The Mountain, military leader and all-around bastard of house Lannister, is a big guy. He eats truck parts for breakfast and shits human skulls. He squeezed a man’s eyes out years after killing and raping his wife. He’s a monster, to be sure. But no one in the Game of Thrones universe scares me more than Cersei Lannister.
For those who don’t follow the books/show, I’m referring to the wiry, beautiful, flaxen-haired matriarch of the Lannister family. However, I’m not being facetious. Despite her high cheekbones and ruby-lipped smile, Cersei’s presence in the GoT universe has always put me on edge.
Apparently, she scares the makers of Telltale’s tribute to the world of George R.R. Martin as well.
Allow me to elaborate.
As fans of the series know, Game of Thrones is a world of perpetual danger. In any given day, dragons, dire wolves, white walkers, swords, axes, knife-wielding ghosts, steep cliffs, food, and family could all threaten your life without breaking a sweat.
This is no different in Game of Thrones, the video game. The opening scene sees triumphant soldiers quaffing ale and embellishing tales of their “bravery” with reckless abandon on the eve of the infamous, main-character-exterminating Red Wedding. In line with the timeline of the series, the spurned Freys of The Twins begin summarily separating all Stark heads from their respective Stark bodies as you, a young squire, try desperately to protect your faithful lord from an inexorable demise.
It’s a classic medieval trope: betrayal, swords, swearing, and crossbows all exchanged with righteous fervor. It’s here that you meet the classic Telltale tactic of turning quick-time events with timely button-mashing into a profound and frustratingly futile attempt to stop the inevitable. Despite only pressing a dozen or so keys in the first 30 minutes of play, you’re already addicted.
But this is just half the story. The action, as is common in Telltale games, only serves to punctuates the game’s main mechanic: dialogue. It’s been mentioned to death in reviews of The Walking Dead and The Wolf Among Us, but Telltale’s time-based system of three dialogue choices plus silence is as sharp as ever, forcing the player to suddenly choose between verbal shades of grey, all while weighing the greater significance of their words in a world they barely know.
And this is what makes Game of Thrones so compelling. Telltale brings its stereotype-busting moral choice system (with actual moral ambiguity, instead of the “kill Hitler/kill The Pope” choices of other titles) to bear with acuity, but it does so in a world where your words can mean everything.
I mentioned earlier that I am terrified of Cersei Lannister. In one scene, which I played many times over for the sake of testing, forces you to teeter uneasily in front of the devil-tongued queen regent, supplying answers that could, at any moment, mean the death of everyone you’ve ever loved. With each furrowed brow and flippant remark, the Lannister’s second most cunning member cuts you open in ways that a sword would have the mercy to render lethal.
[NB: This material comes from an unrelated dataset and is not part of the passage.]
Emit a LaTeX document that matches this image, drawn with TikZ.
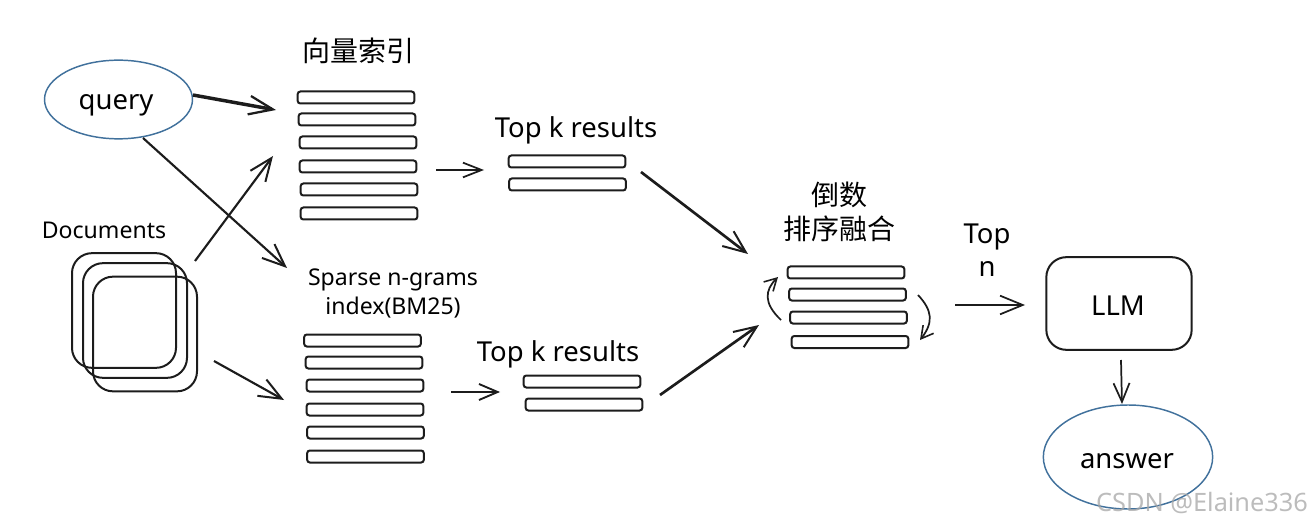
\documentclass[tikz,border=0pt]{standalone}
\usepackage{fontspec}
\setmainfont{Noto Sans}
\newfontfamily\cjk{Noto Sans CJK SC}
\usetikzlibrary{arrows.meta,shapes.geometric}
\definecolor{ovalblue}{HTML}{41719C}
\definecolor{inkk}{HTML}{1C1C1C}
\tikzset{
  every node/.style={inner sep=0pt,outer sep=0pt},
  barbox/.style={draw=inkk,line width=1.5pt,rounded corners=2pt,minimum width=87.5pt,minimum height=9pt},
  docbox/.style={draw=inkk,line width=1.5pt,rounded corners=15pt,minimum width=78pt,minimum height=86pt},
  oval/.style={draw=ovalblue,ellipse,line width=1.1pt},
  conn/.style={draw=inkk,line width=1.6pt,-{Straight Barb[length=17pt,width=14pt,line width=1.5pt]}},
  lab/.style={font=\fontsize{20.6pt}{24pt}\selectfont,align=center,text=black},
  labs/.style={font=\fontsize{17.3pt}{21.8pt}\selectfont,align=center,text=black},
  cjklab/.style={font=\cjk\fontsize{21pt}{25.5pt}\selectfont,align=center,text=black},
}
\begin{document}
\begin{tikzpicture}[x=0.75pt,y=-0.75pt]
\useasboundingbox (0,0) rectangle (1311,524);
% ovals
\node[oval,minimum width=111pt,minimum height=59pt] (query) at (118.5,99.5) {};
\node[lab] at (116,105) {query};
\node[oval,minimum width=127pt,minimum height=78pt] (answer) at (1128,457) {};
\node[lab] at (1127,461) {answer};
% labels
\node[cjklab] (tvec) at (358,51) {向量索引};
\node[labs] (tdocs) at (104,230) {Documents};
\node[lab] (tk1) at (576,130) {Top k results};
\node[labs] (tsparse) at (393,293.5) {Sparse n-grams\\index(BM25)};
\node[lab] (tk2) at (558,354) {Top k results};
\node[cjklab] (tmerge) at (839,212) {倒数\\排序融合};
\node[lab,font=\fontsize{20.6pt}{25pt}\selectfont] (tn) at (987,250) {Top\\n};
% documents
\node[docbox] (d1) at (124,310.5) {};
\node[docbox] (d2) at (135,320.5) {};
\node[docbox] (d3) at (145,334) {};
% vector bars
\node[barbox] (v1) at (356,97.5) {};
\node[barbox] (v2) at (357,119.5) {};
\node[barbox] (v3) at (358,142.5) {};
\node[barbox] (v4) at (358,166.5) {};
\node[barbox] (v5) at (359,189.5) {};
\node[barbox] (v6) at (359,213.5) {};
% sparse bars
\node[barbox] (s1) at (362.5,340.5) {};
\node[barbox] (s2) at (364,362.5) {};
\node[barbox] (s3) at (365,385.5) {};
\node[barbox] (s4) at (365,409.5) {};
\node[barbox] (s5) at (365.5,432.5) {};
\node[barbox] (s6) at (365.5,456.5) {};
% top k bars
\node[barbox] (a1) at (567,161.5) {};
\node[barbox] (a2) at (567.5,184.5) {};
\node[barbox] (b1) at (582,381.5) {};
\node[barbox] (b2) at (584,404.5) {};
% merged bars
\node[barbox] (m1) at (846,272.5) {};
\node[barbox] (m2) at (847.5,294.5) {};
\node[barbox] (m3) at (848.5,317.5) {};
\node[barbox] (m4) at (850,342) {};
% LLM
\node[draw=inkk,line width=1.5pt,rounded corners=15pt,minimum width=109pt,minimum height=69.5pt] (llm) at (1119,303.5) {};
\node[lab] at (1118,306) {LLM};
% free ends
\coordinate (qs) at (193,95);
\coordinate (qe) at (276,110);
\coordinate (qs2) at (143,138);
\coordinate (qe2) at (287,268);
\coordinate (ds) at (195,261);
\coordinate (de) at (273,156);
\coordinate (ds2) at (214,361);
\coordinate (de2) at (284,400);
\coordinate (vs) at (436,170);
\coordinate (ve) at (484,170);
\coordinate (ss) at (451,392);
\coordinate (se) at (500,392);
\coordinate (as) at (641,172);
\coordinate (ae) at (748,254);
\coordinate (bs) at (660,395);
\coordinate (be) at (759,325);
\coordinate (ns) at (955,305);
\coordinate (ne) at (1025,305);
\coordinate (ls) at (1121,360);
\coordinate (le) at (1122,404);
% connectors
\draw[conn,line width=2.6pt,-{Straight Barb[length=18pt,width=14pt,line width=1.7pt]}] (qs) -- (qe);
\draw[conn] (qs2) -- (qe2);
\draw[conn] (ds) -- (de);
\draw[conn] (ds2) -- (de2);
\draw[conn,-{Straight Barb[length=14pt,width=11pt,line width=1.3pt]}] (vs) -- (ve);
\draw[conn,line width=2pt,-{Straight Barb[length=14pt,width=12pt,line width=1.4pt]}] (ss) -- (se);
\draw[conn,line width=2pt] (as) -- (ae);
\draw[conn,line width=2pt] (bs) -- (be);
\draw[conn,line width=1.2pt,-{Straight Barb[length=17pt,width=14pt,line width=1.3pt]}] (ns) -- (ne);
\draw[conn,line width=1.3pt,-{Straight Barb[length=14pt,width=12pt,line width=1.3pt]}] (ls) -- (le);
% circular arrows
\coordinate (cl1) at (781,320);
\coordinate (cl2) at (778,277);
\coordinate (cr1) at (918,295);
\coordinate (cr2) at (920,340);
\draw[conn,line width=1.3pt,-{Straight Barb[length=9pt,width=10pt,line width=1.2pt]}] (cl1) .. controls (763,303) and (765,290) .. (cl2);
\draw[conn,line width=1.3pt,-{Straight Barb[length=9pt,width=10pt,line width=1.2pt]}] (cr1) .. controls (932,310) and (934,322) .. (cr2);
% watermark
\node[text=gray!70,opacity=.75,font=\fontsize{19pt}{22pt}\selectfont] (wm) at (1202,503) {CSDN @Elaine336};
\end{tikzpicture}
\end{document}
And truly, that’s the beauty of both Telltale titles and GoT: when everything is on the line, every word, step, and slash is a chance to make history. After traipsing my way through hours of gut-wrenching moments and gut-rending action, I can safely say this: Telltale knows the power of words, and continues to dextrously weave intricate stories like no other. Lucky for us gamers, we have the privilege to spectate, manipulate, and ruminate on their most dastardly and endearing works.